Property in: LONDON

Homebuyers And Sellers Ignore Challenging Market Settings

Kos
by Kos
3 minutes

The recent survey from Benham and Reeves reveals that the majority of homebuyers and sellers in the UK brush aside the current market turbulence caused by rising interest rates and lenders pulling products.

The sentiment in the mortgage property market, including new builds in London, has changed in 2022, especially in H2 when we faced consecutive interest spikes, economic uncertainty and rising energy bills. However, a new survey of 1,500 buyers and sellers reveals that most of them ignore the market turbulence.

Moreover, many say that the current scale of market uncertainty and gloom has been significantly exaggerated.

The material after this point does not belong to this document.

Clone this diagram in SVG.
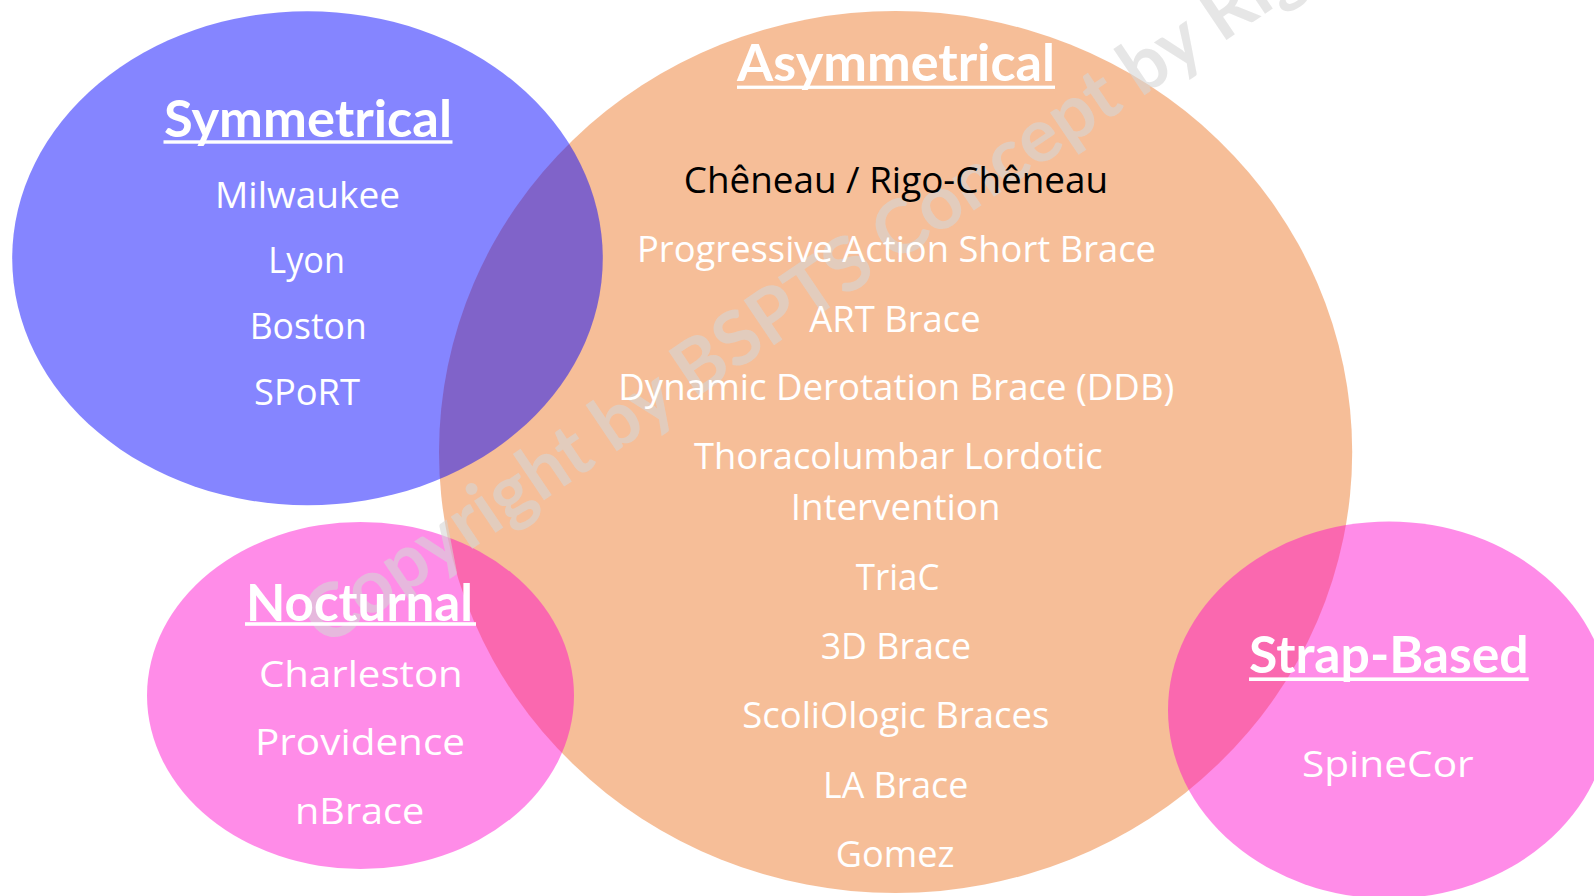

Property Market Sentiment In 2022

Benham and Reeves surveyed 1,500 homebuyers (65%) and sellers (35%) who were in the process of entering the UK housing market. The researchers asked respondents about the changes they made in the past two weeks regarding their buying or selling intentions because of the new market settings.

The key finding is that 84% said they hadn't changed their plans of entering the real estate market. Just 16% were swayed by the volatile market settings, as some lenders had pulled mortgage products anticipating new interest spikes.

Moreover, the vast majority of respondents said the fear and caution surrounding the market over the past several weeks had been exaggerated. Just 25% of sellers and buyers didn't feel that way.

While the market confidence prevails, 45% believe property values will cool down in 2023. In turn, 18% expect no changes in prices, while 22% anticipate rising home values.

Benham and Reeves

The specialists highlight the sensible approach of homebuyers and sellers in the current property market in the UK. We cannot expect never-ending rapid property price growth, so high chances are that we will see a gradual market cooldown in 2023.

Moreover, buyers and sellers are not buying into the general doom and gloom surrounding the current property market in the UK. They have seen the resilience of the real estate sector and how quickly it adapts to challenging economic settings. As a result, buying and selling intentions remain unchanged, which is another proof of the housing market's integrity.